Kebutuhan Energi (Kalori) : BMR x Faktor Aktifitas x Faktor Stress

Rumus BMR (Menggunakan Rumus Harris Benedict, 1919)
Laki-laki         : 66 + (13,7 x BB) + (5 x TB) - (6,8 x U)
Perempuan   :  655 + (9,6 x BB) + (1,8 x TB) - (4,7 x U)

Keterangan :
BB       : Berat badan dalam kg
TB       : Tinggi badan dalam cm
U         : Umur dalam tahun

Faktor Aktifitas Fisik (AF)

Laki-laki
Sangat ringan            : 1,30
Ringan                       : 1,65
Sedang                      : 1,76
Berat                          : 2,10

Perempuan
Sangat ringan            : 1,30
Ringan                       : 1,55
Sedang                      : 1,70
Berat                          : 2,00

Sedangkan berdasarkan patologis dari karakteristik pasien, berikut merupakan faktor stress yang dapat digunakan untuk perhitungan kebutuhan energi :
1.    Puasa sedang    : 0,85 – 1
2.    Pascabedah tanpa komplikasi 1,00 – 1,05
3.    Kanker : 1,10 – 1,45
4.    Infeksi berat/trauma : 1,30 – 1,55
5.    Luka bakar : 1,50 – 1,70


Setelah proses kebutuhan kalori dan pemberian makanan pasien pasca bedah sudah ditentukan dan di berikan kepada pasien. Maka hal yang perlu dilakukan dalam hal ini adalah monitoring dan evaluasi.

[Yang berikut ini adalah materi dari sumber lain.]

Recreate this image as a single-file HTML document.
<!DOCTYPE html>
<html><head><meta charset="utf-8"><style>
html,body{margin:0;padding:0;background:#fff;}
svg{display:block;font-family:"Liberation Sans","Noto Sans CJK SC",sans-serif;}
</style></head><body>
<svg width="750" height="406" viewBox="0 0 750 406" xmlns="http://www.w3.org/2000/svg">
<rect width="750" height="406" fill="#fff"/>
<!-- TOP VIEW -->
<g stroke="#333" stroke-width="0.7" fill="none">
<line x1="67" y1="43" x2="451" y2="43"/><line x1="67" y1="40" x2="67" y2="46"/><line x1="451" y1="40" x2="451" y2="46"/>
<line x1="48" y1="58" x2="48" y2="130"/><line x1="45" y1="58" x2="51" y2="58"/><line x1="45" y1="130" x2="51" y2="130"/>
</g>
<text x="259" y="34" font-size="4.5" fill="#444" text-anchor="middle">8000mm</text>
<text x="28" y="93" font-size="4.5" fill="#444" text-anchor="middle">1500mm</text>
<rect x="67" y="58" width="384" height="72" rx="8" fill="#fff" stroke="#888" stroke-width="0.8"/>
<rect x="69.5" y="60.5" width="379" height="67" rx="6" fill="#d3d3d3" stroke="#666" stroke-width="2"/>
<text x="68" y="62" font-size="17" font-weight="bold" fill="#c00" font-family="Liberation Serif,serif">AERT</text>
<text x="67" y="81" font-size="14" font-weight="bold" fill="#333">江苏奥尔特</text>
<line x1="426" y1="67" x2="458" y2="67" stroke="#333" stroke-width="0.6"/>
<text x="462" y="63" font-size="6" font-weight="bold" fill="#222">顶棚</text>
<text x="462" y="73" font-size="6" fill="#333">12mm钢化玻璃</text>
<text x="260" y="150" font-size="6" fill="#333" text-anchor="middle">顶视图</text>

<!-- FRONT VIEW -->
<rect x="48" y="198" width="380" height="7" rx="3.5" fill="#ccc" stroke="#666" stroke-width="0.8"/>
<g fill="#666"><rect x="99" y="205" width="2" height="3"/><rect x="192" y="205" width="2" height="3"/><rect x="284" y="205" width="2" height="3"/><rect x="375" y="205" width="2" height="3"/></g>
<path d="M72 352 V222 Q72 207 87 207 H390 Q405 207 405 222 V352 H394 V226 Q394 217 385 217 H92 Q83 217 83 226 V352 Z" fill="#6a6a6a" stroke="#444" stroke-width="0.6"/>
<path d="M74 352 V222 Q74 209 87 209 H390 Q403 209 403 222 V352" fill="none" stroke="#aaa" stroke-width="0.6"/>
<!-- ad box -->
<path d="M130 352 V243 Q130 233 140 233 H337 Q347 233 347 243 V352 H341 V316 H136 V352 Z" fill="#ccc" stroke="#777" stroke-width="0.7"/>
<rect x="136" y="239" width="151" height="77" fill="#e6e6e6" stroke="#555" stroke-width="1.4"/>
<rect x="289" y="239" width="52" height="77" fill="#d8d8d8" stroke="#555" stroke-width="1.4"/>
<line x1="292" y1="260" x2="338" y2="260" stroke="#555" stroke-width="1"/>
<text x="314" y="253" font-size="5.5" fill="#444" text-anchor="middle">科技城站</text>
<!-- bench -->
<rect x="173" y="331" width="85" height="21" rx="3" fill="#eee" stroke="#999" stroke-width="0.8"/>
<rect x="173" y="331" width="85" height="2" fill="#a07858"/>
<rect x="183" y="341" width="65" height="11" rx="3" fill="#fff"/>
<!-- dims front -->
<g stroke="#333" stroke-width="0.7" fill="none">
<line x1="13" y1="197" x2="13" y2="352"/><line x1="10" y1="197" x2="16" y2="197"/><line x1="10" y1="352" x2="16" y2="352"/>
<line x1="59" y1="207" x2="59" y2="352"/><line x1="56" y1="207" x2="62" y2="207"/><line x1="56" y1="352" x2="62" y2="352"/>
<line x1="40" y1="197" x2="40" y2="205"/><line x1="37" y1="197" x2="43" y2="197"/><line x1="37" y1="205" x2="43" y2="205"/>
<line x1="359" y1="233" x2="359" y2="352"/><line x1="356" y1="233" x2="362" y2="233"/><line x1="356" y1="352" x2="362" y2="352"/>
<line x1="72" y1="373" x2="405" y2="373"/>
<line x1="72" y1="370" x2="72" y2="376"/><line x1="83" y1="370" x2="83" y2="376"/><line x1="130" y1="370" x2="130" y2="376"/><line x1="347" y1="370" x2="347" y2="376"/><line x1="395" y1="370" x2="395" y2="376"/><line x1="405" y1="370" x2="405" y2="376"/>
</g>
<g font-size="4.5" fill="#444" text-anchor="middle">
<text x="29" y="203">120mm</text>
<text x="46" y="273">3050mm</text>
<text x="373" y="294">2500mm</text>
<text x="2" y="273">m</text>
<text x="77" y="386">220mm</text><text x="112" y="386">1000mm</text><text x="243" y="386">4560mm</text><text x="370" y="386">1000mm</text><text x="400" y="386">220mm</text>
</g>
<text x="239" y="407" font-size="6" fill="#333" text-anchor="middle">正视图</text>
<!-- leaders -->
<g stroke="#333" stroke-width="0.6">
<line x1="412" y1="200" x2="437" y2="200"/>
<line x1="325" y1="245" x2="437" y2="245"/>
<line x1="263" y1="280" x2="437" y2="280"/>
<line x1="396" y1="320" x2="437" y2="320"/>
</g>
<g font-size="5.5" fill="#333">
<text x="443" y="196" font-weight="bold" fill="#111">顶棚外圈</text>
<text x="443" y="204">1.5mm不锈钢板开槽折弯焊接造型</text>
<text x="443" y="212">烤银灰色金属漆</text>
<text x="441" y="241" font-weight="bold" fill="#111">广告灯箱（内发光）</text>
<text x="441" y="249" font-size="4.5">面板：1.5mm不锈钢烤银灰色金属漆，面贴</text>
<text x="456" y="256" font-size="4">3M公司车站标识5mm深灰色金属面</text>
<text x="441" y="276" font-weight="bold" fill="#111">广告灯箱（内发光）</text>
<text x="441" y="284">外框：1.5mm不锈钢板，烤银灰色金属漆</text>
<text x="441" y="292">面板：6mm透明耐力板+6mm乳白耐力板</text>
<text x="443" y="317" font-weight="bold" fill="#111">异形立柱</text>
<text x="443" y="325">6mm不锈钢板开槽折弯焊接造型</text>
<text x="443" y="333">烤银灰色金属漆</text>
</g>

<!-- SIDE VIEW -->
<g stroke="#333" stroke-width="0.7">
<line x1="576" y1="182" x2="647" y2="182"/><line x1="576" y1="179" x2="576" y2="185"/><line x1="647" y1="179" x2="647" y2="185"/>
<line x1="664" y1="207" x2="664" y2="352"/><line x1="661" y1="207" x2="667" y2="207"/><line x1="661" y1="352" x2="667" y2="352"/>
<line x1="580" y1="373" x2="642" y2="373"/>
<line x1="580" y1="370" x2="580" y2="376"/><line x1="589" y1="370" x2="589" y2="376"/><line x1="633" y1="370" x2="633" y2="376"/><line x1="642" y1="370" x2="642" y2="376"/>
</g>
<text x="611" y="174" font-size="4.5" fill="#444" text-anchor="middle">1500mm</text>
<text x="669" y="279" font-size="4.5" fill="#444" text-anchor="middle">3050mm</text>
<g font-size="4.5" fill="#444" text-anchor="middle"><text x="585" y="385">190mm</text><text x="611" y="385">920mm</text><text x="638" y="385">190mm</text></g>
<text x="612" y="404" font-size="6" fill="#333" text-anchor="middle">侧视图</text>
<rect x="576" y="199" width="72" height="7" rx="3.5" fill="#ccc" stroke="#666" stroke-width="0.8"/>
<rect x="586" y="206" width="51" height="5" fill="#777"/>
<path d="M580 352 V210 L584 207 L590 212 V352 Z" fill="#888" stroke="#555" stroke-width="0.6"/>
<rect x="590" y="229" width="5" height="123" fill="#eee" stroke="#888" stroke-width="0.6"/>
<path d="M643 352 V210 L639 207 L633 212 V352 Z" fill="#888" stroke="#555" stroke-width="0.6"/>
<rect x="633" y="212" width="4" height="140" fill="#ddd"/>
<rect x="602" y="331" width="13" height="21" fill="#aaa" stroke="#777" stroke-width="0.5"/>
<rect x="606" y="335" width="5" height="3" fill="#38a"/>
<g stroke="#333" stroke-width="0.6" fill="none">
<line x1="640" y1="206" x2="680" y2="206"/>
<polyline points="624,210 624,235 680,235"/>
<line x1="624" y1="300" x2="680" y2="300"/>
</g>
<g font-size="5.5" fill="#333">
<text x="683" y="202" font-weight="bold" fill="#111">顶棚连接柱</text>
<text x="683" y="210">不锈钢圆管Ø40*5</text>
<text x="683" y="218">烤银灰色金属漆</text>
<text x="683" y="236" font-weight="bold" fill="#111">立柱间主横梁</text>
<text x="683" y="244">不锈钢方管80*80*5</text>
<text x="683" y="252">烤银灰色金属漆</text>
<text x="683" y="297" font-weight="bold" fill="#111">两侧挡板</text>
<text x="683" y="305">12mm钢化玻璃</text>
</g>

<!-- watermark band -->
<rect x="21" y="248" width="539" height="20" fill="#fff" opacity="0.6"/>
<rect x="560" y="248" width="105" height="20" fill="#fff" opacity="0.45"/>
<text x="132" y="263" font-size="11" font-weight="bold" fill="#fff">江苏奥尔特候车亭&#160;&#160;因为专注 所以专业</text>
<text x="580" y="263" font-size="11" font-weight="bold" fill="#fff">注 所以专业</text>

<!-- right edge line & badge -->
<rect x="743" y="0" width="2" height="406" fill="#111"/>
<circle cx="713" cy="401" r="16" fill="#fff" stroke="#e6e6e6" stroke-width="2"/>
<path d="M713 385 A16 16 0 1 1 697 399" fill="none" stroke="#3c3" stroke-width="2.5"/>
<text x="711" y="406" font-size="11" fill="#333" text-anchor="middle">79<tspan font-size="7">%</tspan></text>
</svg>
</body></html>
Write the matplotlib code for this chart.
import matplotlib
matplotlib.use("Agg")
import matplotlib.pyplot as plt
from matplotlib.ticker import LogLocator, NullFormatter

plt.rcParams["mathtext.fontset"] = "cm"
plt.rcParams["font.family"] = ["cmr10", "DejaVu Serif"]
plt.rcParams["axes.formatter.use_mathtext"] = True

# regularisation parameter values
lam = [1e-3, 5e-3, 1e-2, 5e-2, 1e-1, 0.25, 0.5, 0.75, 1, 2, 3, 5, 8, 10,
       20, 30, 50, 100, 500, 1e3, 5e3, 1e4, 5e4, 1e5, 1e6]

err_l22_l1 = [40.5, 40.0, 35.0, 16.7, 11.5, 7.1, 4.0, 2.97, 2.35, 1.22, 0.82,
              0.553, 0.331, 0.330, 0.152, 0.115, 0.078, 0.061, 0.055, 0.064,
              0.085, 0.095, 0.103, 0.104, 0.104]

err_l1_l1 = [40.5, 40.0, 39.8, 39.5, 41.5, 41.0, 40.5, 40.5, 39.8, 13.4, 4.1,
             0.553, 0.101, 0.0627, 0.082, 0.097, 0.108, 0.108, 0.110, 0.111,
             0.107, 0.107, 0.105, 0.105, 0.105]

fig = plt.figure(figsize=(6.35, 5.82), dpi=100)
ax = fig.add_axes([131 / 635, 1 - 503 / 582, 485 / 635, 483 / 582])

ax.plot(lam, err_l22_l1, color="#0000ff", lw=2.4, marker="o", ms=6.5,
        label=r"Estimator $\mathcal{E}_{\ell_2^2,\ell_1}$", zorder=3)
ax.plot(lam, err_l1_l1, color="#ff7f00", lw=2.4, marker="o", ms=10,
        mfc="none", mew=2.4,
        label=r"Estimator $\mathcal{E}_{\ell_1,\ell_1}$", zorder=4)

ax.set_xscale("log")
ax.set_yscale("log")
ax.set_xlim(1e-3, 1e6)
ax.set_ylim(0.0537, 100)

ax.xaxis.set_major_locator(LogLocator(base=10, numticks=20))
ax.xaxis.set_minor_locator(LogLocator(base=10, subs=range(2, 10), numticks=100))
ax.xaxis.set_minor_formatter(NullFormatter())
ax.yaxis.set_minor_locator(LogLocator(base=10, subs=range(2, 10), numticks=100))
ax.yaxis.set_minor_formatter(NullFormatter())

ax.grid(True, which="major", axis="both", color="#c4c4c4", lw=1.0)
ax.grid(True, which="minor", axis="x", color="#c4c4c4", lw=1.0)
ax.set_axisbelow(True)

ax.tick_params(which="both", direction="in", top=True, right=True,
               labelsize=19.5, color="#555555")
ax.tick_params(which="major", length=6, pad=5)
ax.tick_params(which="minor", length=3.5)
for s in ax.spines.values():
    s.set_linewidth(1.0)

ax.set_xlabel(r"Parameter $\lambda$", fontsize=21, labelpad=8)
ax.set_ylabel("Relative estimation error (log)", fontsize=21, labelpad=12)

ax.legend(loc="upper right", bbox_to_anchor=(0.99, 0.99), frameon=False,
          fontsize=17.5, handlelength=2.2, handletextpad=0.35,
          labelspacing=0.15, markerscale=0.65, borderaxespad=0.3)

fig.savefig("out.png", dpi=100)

Dalam hal ini, yang perlu dilakukan antara lain :
1.    Toleransi bentuk dan asupan makanan
2.    Cairan lambung yang keluar terkait dengan intake yang akan di masukkan
3.    Keseimbangan cairan elektrolit
4.    Keseimbangan nitrogen (UUN)
5.    Hasil laboratorium terkait dengan operas pascabedah
6.    Kondisi klinis, mual/muntah, diare, ada tidaknya dehidrasi atau retensi cairan
7.    Antropometri pasien (berat badan atau lingkar lengan atas)
8.    Feses dan stol pasien

 Referensi/Daftar Rujukan
1.    Almatsier, S. 2004. Penuntun Diet. Jakarta : PT.Gramedia Pustaka.
2.    Anggraeni, A.C. 2012. Nutrtional Care Process. Yogyakarta : Graha Ilmu.
3. Fahmida, U dan Dillon, D. 2007. Handbook Nutritional Assessment. Jakarta : SEAMEO TROPMED RCCN.
4. Kresnaswan, T. Terapi Gizi Medis & PAGT Bedah Digestif. Disampaikan pada Seminar Asuhan Gizi Bedah Digestif. DPD Asosiasi Dietisien Indonesia Sumatera Selatan. 4 Mei 2014, Aula RSMH.
5.    Supariasa, IDN, dkk. 2012. Penilaian Status Gizi. Jakarta : Penebit EGC Kedokteran.

 


2 comments:

  1. bg, mau tanya kalau soal perhitungan kebutuhan untuk karbohidrat, protein dan lemak bagaimananya?
    kemudian apakah tindakan bedah ini dimasukkan juga kedalam diet tinggi kalori dan tinggi protein?

    ReplyDelete
  2. ka, mau nanya apa pertimbangannya perhitungan kebutuhan pake Harben bukan pake yang lain?